One spouse has a substantial change in income

The income of both parents affects how much child support the courts order. If the spouse paying support earns multiple times more than what the other spouse does, that discrepancy in income can mean the high-earning parent pays more support to help ensure a consistent standard of living for the children.

If the spouse paying support loses their job or otherwise experiences a drastic downturn in how much money they earn, they may have to ask for a reduction in their child support. The parent paying support could also request a reduction if they learn that their ex has taken a new job and makes far more money than they used to.

The parent receiving support could ask for an increase in support payments if their income decreases or the income of their ex goes up substantially.

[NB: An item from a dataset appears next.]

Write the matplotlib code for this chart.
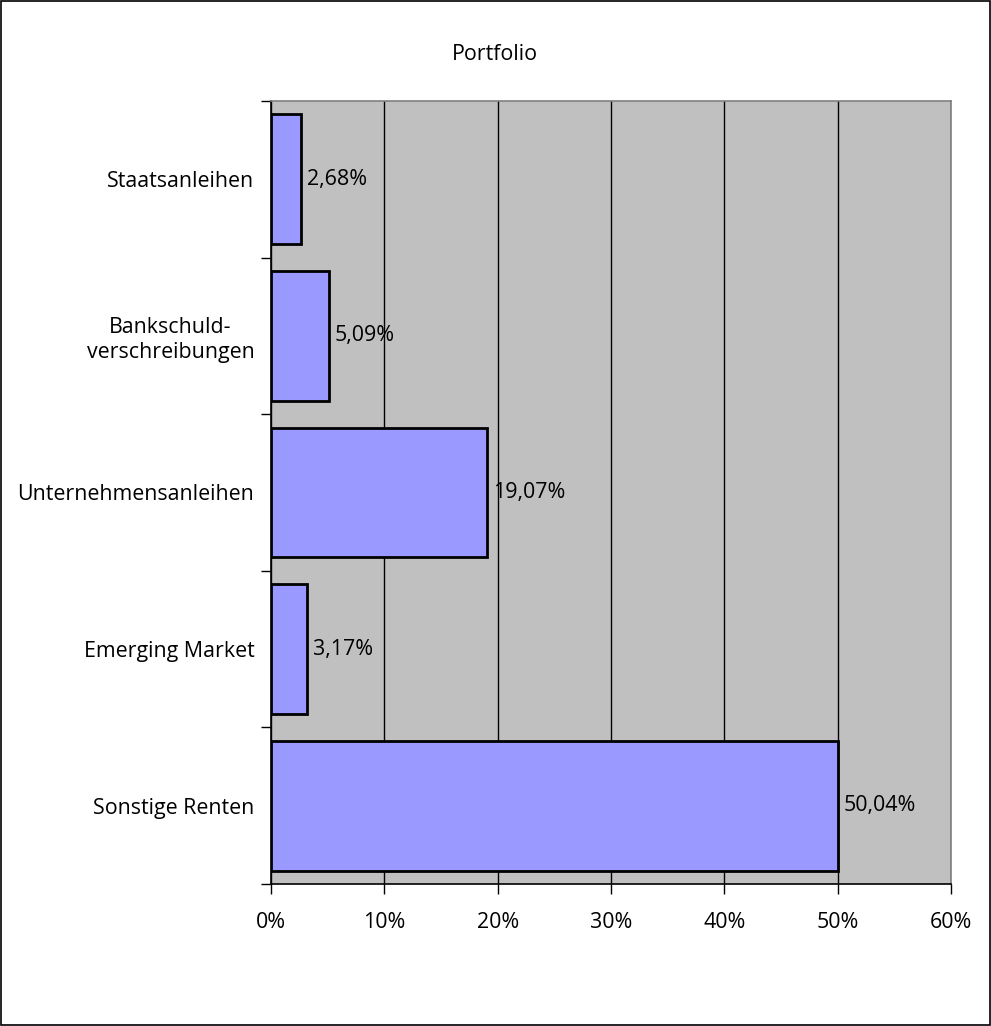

If costs the children incur, such as childcare expenses, have gone up, that could also be a reason to request an increase in the support paid.

Generally speaking, the courts want to see a provable change in financial circumstances before they will grant a modification hearing. However, provided you can show that financial circumstances have changed since the time the courts ordered support, you likely have grounds to request a hearing and potentially security change to the amount of child support you pay or receive.